The project – which has received support by local elected officials and the North Brooklyn Neighbours community planning organization – included a feasibility analysis, design work and the currently-underway installation of a community heat pump system, also known as a thermal energy network.

NYSERDA director of clean heating and cooling, Donovan Gordon said community thermal networks are an important step in scaling building electrification and helping more residents benefit from clean energy infrastructure that can lead to long-term energy savings.

“Our support for this innovative project using the latest in clean heating and cooling technology will help us meet New York State’s climate and clean energy goals while reducing emissions in Brooklyn,” he said.

Once completed, the geothermal system at 1 Java Street will reduce annual carbon emissions from heating and cooling by 53 per cent compared with typical residential systems. As an all-electric building, 1 Java Street will also avoid carbon emissions related to the use of natural gas.

The on-site geothermal and all-electric systems of 1 Java Street ensure the project will meet or exceed Local Law 97, New York’s decarbonization legislation, and align with Mission Zero, Lendlease’s industry-leading initiative to reach absolute zero carbon – extending to its supply chain by 2040.

1 Java Street will also target a range of sustainability initiatives including LEED Gold, Fitwel and Waterfront Edge Design Guidelines certification.

Slated for completion in late 2025, 1 Java Street is the sixth project developed and operated as part of the Aware Super and Lendlease joint venture Americas multifamily portfolio.

Aware Super senior portfolio manager for property, Alek Misev said the geothermal project will not only reduce energy from the grid at peak times but also reduce carbon emissions, both of which are expected to uplift the value of this asset.
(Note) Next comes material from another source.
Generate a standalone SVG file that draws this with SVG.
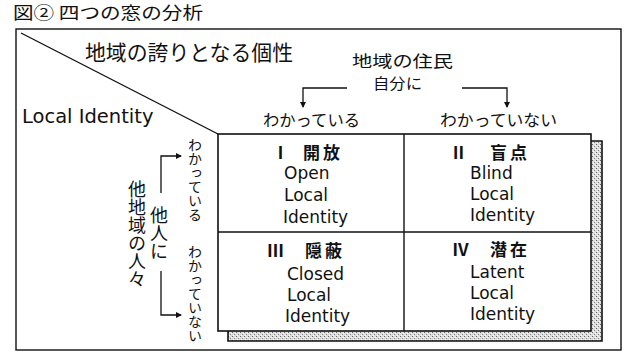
<svg xmlns="http://www.w3.org/2000/svg" width="625" height="360" viewBox="0 0 625 360">
<defs>
<style>
.jp{font-family:"Noto Sans CJK JP","Noto Sans CJK SC",sans-serif;fill:#111}
.en{font-family:"DejaVu Sans","Liberation Sans",sans-serif;fill:#111}
.hd{font-family:"Noto Sans CJK JP",sans-serif;font-weight:bold;font-size:17px;fill:#111}
.vt{writing-mode:vertical-rl;font-family:"Noto Sans CJK JP",sans-serif;fill:#111}
.ln{fill:none;stroke:#111;stroke-width:1.4}
.con{fill:none;stroke:#111;stroke-width:1.3}
</style>
<marker id="arr" markerWidth="6" markerHeight="6" refX="5" refY="3" orient="auto" markerUnits="userSpaceOnUse">
<path d="M0,0 L6,3 L0,6 Z" fill="#111"/>
</marker>
<pattern id="dots" width="4" height="4" patternUnits="userSpaceOnUse">
<rect width="4" height="4" fill="#dcdcdc"/>
<rect x="0" y="0" width="1" height="1" fill="#666"/>
<rect x="2" y="2" width="1" height="1" fill="#888"/>
<rect x="3" y="1" width="1" height="1" fill="#fff"/>
<rect x="1" y="3" width="1" height="1" fill="#fff"/>
</pattern>
</defs>
<rect width="625" height="360" fill="#fff"/>

<g id="title">
<text class="jp" x="13" y="19" font-size="17" textLength="190" lengthAdjust="spacingAndGlyphs">図② 四つの窓の分析</text>
</g>

<g id="frame">
<rect x="16" y="29" width="605" height="321" class="ln" stroke-width="1.2"/>
<line x1="21" y1="33" x2="218" y2="134" class="ln"/>
</g>

<g id="header-labels">
<text class="jp" x="352" y="67" font-size="16" textLength="101" lengthAdjust="spacingAndGlyphs">地域の住民</text>
<text class="jp" x="373" y="89" font-size="15" textLength="49" lengthAdjust="spacingAndGlyphs">自分に</text>
<text class="jp" x="85" y="60" font-size="21" textLength="208" lengthAdjust="spacingAndGlyphs">地域の誇りとなる個性</text>
<text class="en" x="22" y="123" font-size="19.5">Local Identity</text>
<text class="jp" x="263" y="126" font-size="16" textLength="97" lengthAdjust="spacingAndGlyphs">わかっている</text>
<text class="jp" x="440" y="126" font-size="16" textLength="117" lengthAdjust="spacingAndGlyphs">わかっていない</text>
<text class="vt" x="195" y="138" font-size="14">わかっている</text>
<text class="vt" x="195" y="245" font-size="14">わかっていない</text>
<text class="vt" x="159" y="206" font-size="18">他人に</text>
<text class="vt" x="137" y="180" font-size="18">他地域の人々</text>
</g>

<g id="connectors">
<polyline class="con" points="347,88 303,88 303,107" marker-end="url(#arr)"/>
<polyline class="con" points="462,88 507,88 507,107" marker-end="url(#arr)"/>
<polyline class="con" points="161,193 161,156 181,156" marker-end="url(#arr)"/>
<polyline class="con" points="161,271 161,315 181,315" marker-end="url(#arr)"/>
</g>

<g id="shadow">
<path d="M591,141 L602,141 L602,341 L228,341 L228,331 L591,331 Z" fill="url(#dots)"/>
<polyline points="591,141 602,141 602,341 228,341 228,331" fill="none" stroke="#111" stroke-width="1.6"/>
</g>

<g id="grid">
<rect x="218" y="134" width="373" height="197" fill="none" stroke="#111" stroke-width="1.6"/>
<line x1="404" y1="134" x2="404" y2="331" class="ln"/>
<line x1="218" y1="232" x2="591" y2="232" class="ln"/>
</g>

<g id="q1">
<text class="hd" x="272" y="159">Ⅰ</text>
<text class="hd" x="303" y="159" letter-spacing="3">開放</text>
<text class="en" x="284" y="179" font-size="17">Open</text>
<text class="en" x="284" y="201" font-size="17">Local</text>
<text class="en" x="283" y="223" font-size="17">Identity</text>
</g>

<g id="q2">
<text class="hd" x="450" y="159">Ⅱ</text>
<text class="hd" x="490" y="159" letter-spacing="3">盲点</text>
<text class="en" x="470" y="179" font-size="17">Blind</text>
<text class="en" x="470" y="200" font-size="17">Local</text>
<text class="en" x="470" y="221" font-size="17">Identity</text>
</g>

<g id="q3">
<text class="hd" x="267" y="257">Ⅲ</text>
<text class="hd" x="305" y="257" letter-spacing="3">隠蔽</text>
<text class="en" x="287" y="280" font-size="17">Closed</text>
<text class="en" x="287" y="301" font-size="17">Local</text>
<text class="en" x="285" y="322" font-size="17">Identity</text>
</g>

<g id="q4">
<text class="hd" x="452" y="256">Ⅳ</text>
<text class="hd" x="490" y="256" letter-spacing="3">潜在</text>
<text class="en" x="470" y="278" font-size="17">Latent</text>
<text class="en" x="470" y="299" font-size="17">Local</text>
<text class="en" x="470" y="320" font-size="17">Identity</text>
</g>
</svg>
Some 30 per cent of 1 Java Street's residential units have been designated as affordable housing under the Affordable New York Housing Program. In addition, over 13,000 square feet of space at the ground floor will be activated with retail.

The property will also encompass a reimagined, 18,000-square-foot public waterfront esplanade that connects to the India Street Pier, which is served by the East River Ferry.

The geothermal system at 1 Java Street is a vertical closed loop system with underground pipes that circulate a water solution to be heated or cooled by the earth; a heat pump will utilize that temperature differential to help heat or cool the building, reducing the need for utility power.

In the winter, when the underground temperature exceeds the surface air temperature, the water solution is used to transfer heat from the ground to building interiors. The process is reversed in the summer, when heat from the building is released underground using the same system.

1 Java Street benefits from its 2.6-acre, full-block location, allowing for the drilling of 320 boreholes. As a closed loop system requires no future access or maintenance, 1 Java Street’s borefield is located beneath the building.

The site’s underground geology, which is largely composed of bedrock, provides an ideal medium for efficient thermal exchange.

Compared to conventional technologies, closed loop geothermal systems are more energy efficient and emit fewer carbon emissions. The geothermal system designed for 1 Java Street will account for 1,050 fewer metric tonnes of CO2 equivalent emissions than if the building used a traditional boiler/tower system. This is equivalent to planting over 5,200 trees.

The geothermal system will provide all the space heating, water heating, cooling for the project. In addition, 1 Java Street will be fully electric, with all, cooking, clothes drying and other functions performed by electric appliances and building systems.

This means the property will comply with New York City’s Local Law 154 – the city’s legislation that mandates most new buildings over seven stories be fully electric by 2027.